One of the best books out of the Clinton years was the memoir by Rubin on his success as Treasury Secretary, another great book was Jim Baker's regarding his success during the Reagan/Bush 41 years.

Business clients would much rather pay big bucks to have a successful public servant speak than a failure.

Posted by: Michael Heath | September 5, 2007 6:21 PM

9

I've felt very frustrated with the "what to do" piece to the puzzle. We here in San Francisco would NEVER have elected this crusading moron to lead the country, and I've been continually horrified with what he's done while in office. The worst U.S. President (and administration) ever, bar none. Where do we go from here? How do we dig ourselves out of this fascist hole we're in?

Posted by: Kathy | September 5, 2007 8:03 PM

10

Folks like this believe law only exists in its enforcement. To them, law is not a set of rules that every one plays by, but an imposition by those with wealth and authority(be it office or simple control of force) upon those without it. Read opinions written by Scalia and Bork; they're the most prominent legal inspiration for current "conservative" thinking. Both of them believe the Constitution to be a dead letter; Scalia actually argues that in some of the essays he wrote while an academic, while its the obvious implication of many of his opinions and Bork's writings. Is it any surprise that people inspired by such thinking see law as something they create for their purposes?

Ha! Ok Kathy, I guess you San Franciscans just know better than the rest of fat stoopid America. Maybe if you Coasters spent less time poking holes in the clouds with your noses and more time exhibiting the humanitarianism at the heart of liberal thinking, the religious right wouldn't have had the resurgence it did. We've lost more votes to Coaster arrogance, real and perceived, than we ever have to actual conserv competency. Heck, your pilloring of LBJ alone, whose responsible for the creation of all those programs (and all that school funding) that we're always fighting to defend, lost us the state of Texas for a generation.

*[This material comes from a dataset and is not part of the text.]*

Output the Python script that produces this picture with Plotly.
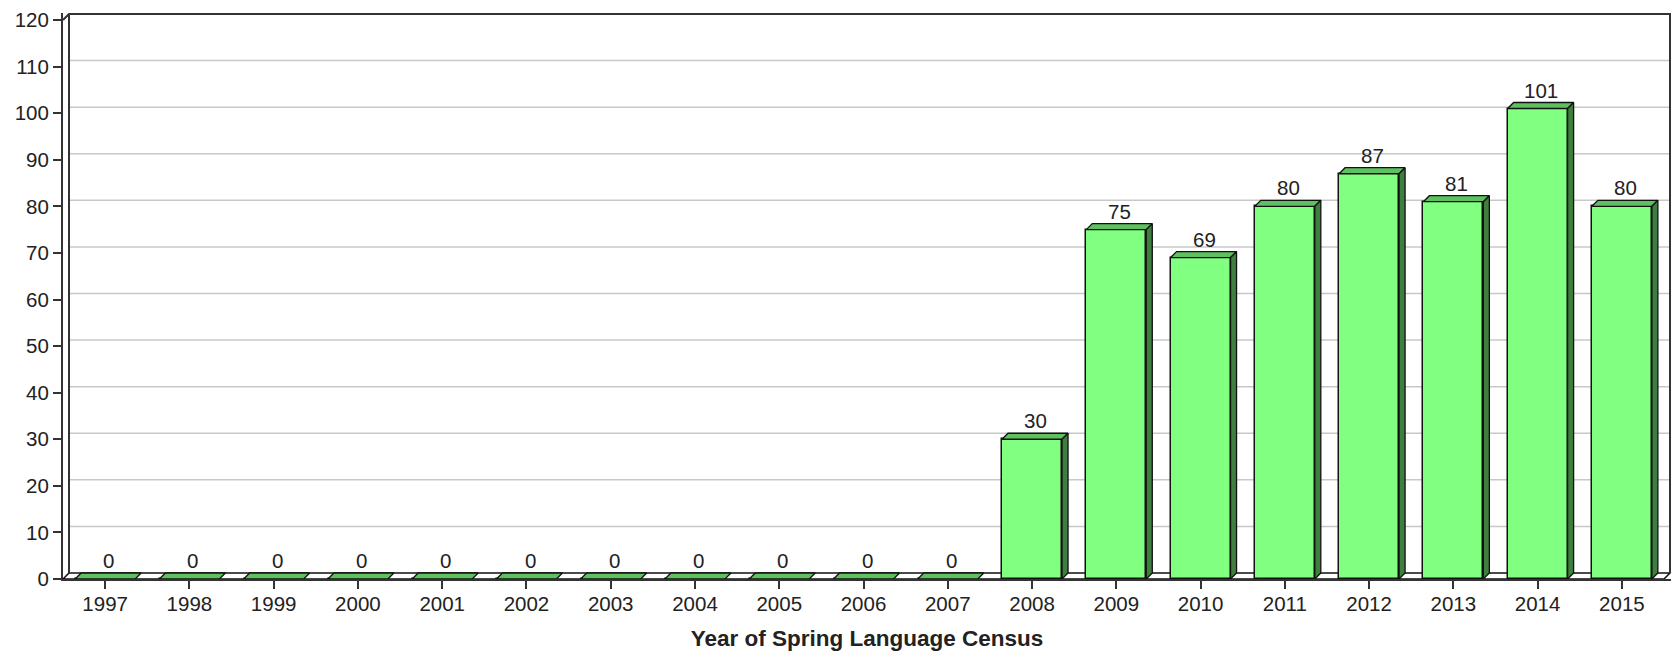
import plotly.graph_objects as go

# ---------------- data ----------------
years = ["1997", "1998", "1999", "2000", "2001", "2002", "2003", "2004", "2005", "2006",
         "2007", "2008", "2009", "2010", "2011", "2012", "2013", "2014", "2015"]
values = [0, 0, 0, 0, 0, 0, 0, 0, 0, 0, 0, 30, 75, 69, 80, 87, 81, 101, 80]
y_ticks = [0, 10, 20, 30, 40, 50, 60, 70, 80, 90, 100, 110, 120]
x_title = "Year of Spring Language Census"

# ---------------- geometry ----------------
W, H = 1671, 652
ML, MR, MT, MB = 63, 0, 13, 73
n = len(years)
px_per_cat = 1601.0 / n
py_per_unit = 559.0 / 120.0
DEPTH = 6.0
dx = DEPTH / px_per_cat
dy = DEPTH / py_per_unit
bar_w = 60.0 / px_per_cat
x_left = -0.5
x_right = x_left + (W - ML - MR) / px_per_cat
y_top = (H - MT - MB) / py_per_unit
ymax = y_ticks[-1]

FRONT = "#80FF80"
TOP = "#5FC05F"
SIDE = "#3E7E3E"
EDGE = "#111111"
AXIS = "#333333"
FONT = "Liberation Sans, Arial, sans-serif"
TXT = "#222222"

idx = list(range(n))

fig = go.Figure()

# front faces
fig.add_trace(go.Bar(
    x=idx, y=values, width=bar_w,
    marker=dict(color=FRONT, line=dict(color=EDGE, width=1.5)),
    hoverinfo="skip", showlegend=False,
))

# top faces
tx, ty = [], []
for i, v in zip(idx, values):
    l, r = i - bar_w / 2, i + bar_w / 2
    tx += [l, l + dx, r + dx, r, l, None]
    ty += [v, v + dy, v + dy, v, v, None]
fig.add_trace(go.Scatter(
    x=tx, y=ty, mode="lines", fill="toself", fillcolor=TOP,
    line=dict(color=EDGE, width=1.3), hoverinfo="skip", showlegend=False,
))

# side faces
sx, sy = [], []
for i, v in zip(idx, values):
    if v <= 0:
        continue
    r = i + bar_w / 2
    sx += [r, r + dx, r + dx, r, r, None]
    sy += [0, dy, v + dy, v, 0, None]
fig.add_trace(go.Scatter(
    x=sx, y=sy, mode="lines", fill="toself", fillcolor=SIDE,
    line=dict(color=EDGE, width=1.3), hoverinfo="skip", showlegend=False,
))

shapes = []
# back-wall grid lines
for t in y_ticks[1:-1]:
    shapes.append(dict(type="line", layer="below", xref="x", yref="y",
                       x0=x_left + dx, x1=(n - 0.5) + dx, y0=t + dy, y1=t + dy,
                       line=dict(color="#C8C8C8", width=1.5)))
# floor
shapes.append(dict(type="path", layer="below", xref="x", yref="y",
                   path=f"M {x_left},0 L {n - 0.5},0 L {n - 0.5 + dx},{dy} L {x_left + dx},{dy} Z",
                   fillcolor="white", line=dict(color=EDGE, width=1.5)))
# back wall frame
frame_pts = [(x_left, ymax), (x_left + dx, ymax + dy), (n - 0.5 + dx, ymax + dy), (n - 0.5 + dx, dy)]
shapes.append(dict(type="path", layer="below", xref="x", yref="y",
                   path="M " + " L ".join(f"{a},{b}" for a, b in frame_pts),
                   line=dict(color=AXIS, width=2)))
shapes.append(dict(type="line", layer="below", xref="x", yref="y",
                   x0=x_left + dx, x1=x_left + dx, y0=dy, y1=ymax + dy,
                   line=dict(color=AXIS, width=2)))

# value labels
annotations = []
for i, v in zip(idx, values):
    annotations.append(dict(x=i + dx * 0.6, y=v + dy, xref="x", yref="y", text=str(v),
                            showarrow=False, yanchor="bottom", yshift=-1,
                            font=dict(family=FONT, size=20.5, color=TXT)))

fig.update_layout(
    width=W, height=H,
    margin=dict(l=ML, r=MR, t=MT, b=MB, pad=0),
    plot_bgcolor="white", paper_bgcolor="white",
    bargap=0, showlegend=False,
    shapes=shapes, annotations=annotations,
    xaxis=dict(range=[x_left, x_right], tickvals=idx, ticktext=years,
               showline=True, linecolor=AXIS, linewidth=2,
               ticks="outside", ticklen=8, tickwidth=1.5, tickcolor=AXIS,
               ticklabelstandoff=-3,
               showgrid=False, zeroline=False, fixedrange=True,
               tickfont=dict(family=FONT, size=20.5, color=TXT),
               title=dict(text="<b>" + x_title + "</b>", standoff=17,
                          font=dict(family=FONT, size=22.5, color=TXT))),
    yaxis=dict(range=[0, y_top], tickvals=y_ticks,
               showline=True, linecolor=AXIS, linewidth=2,
               ticks="outside", ticklen=8, tickwidth=1.5, tickcolor=AXIS,
               showgrid=False, zeroline=False, fixedrange=True,
               tickfont=dict(family=FONT, size=20.5, color=TXT)),
)

fig.write_html("out.html")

You folks need to realize public statements have political ramifications and mellow out your rhetoric; statements like yours make the fight out here a heck of a lot harder.

Posted by: Julian | September 5, 2007 11:03 PM

11

As to you CT, though I doubt you'll actually look at this forum again, actually they have been complaining pretty much since year 3. Go do some detective work before you start making claims as to what people have and have not been doing.

When a Conserv administration is called out for going too far by the WSJ editorial page (folks who were defending segregation, what, into the 80's?) on a frequent basis, you know there's something fishy about them.

Posted by: Julian | September 5, 2007 11:07 PM

12

Kathy: The only way out is to elect a President who sees use of executive power a sa way of protecting the Constitution, rather than advancing their agenda (whatever it is).

So basically you're all screwed. That's just the way it is, politicians do not give away power unless the people make them. But to do that you need to have a candidate who really does see his / her role as bounded. Ron Paul seems like one of the few who feels this way (even if he is a bit of a kook) and he just won't win.

Sorry, but I don't see a way out.

Posted by: James | September 6, 2007 1:03 AM

13
I guess you San Franciscans just know better than the rest of fat stoopid America. Maybe if you Coasters spent less time poking holes in the clouds with your noses and more time exhibiting the humanitarianism at the heart of liberal thinking, the religious right wouldn't have had the resurgence it did. We've lost more votes to Coaster arrogance, real and perceived, than we ever have to actual conserv competency. Heck, your pilloring of LBJ alone, whose responsible for the creation of all those programs (and all that school funding) that we're always fighting to defend, lost us the state of Texas for a generation. You folks need to realize public statements have political ramifications and mellow out your rhetoric; statements like yours make the fight out here a heck of a lot harder.

...And here Julian provides for us an example of how to avoid engaging in counterproductive regional factionalism, which so often leads to stereotyping and demonization of people based simply on coming from the wrong part of the country.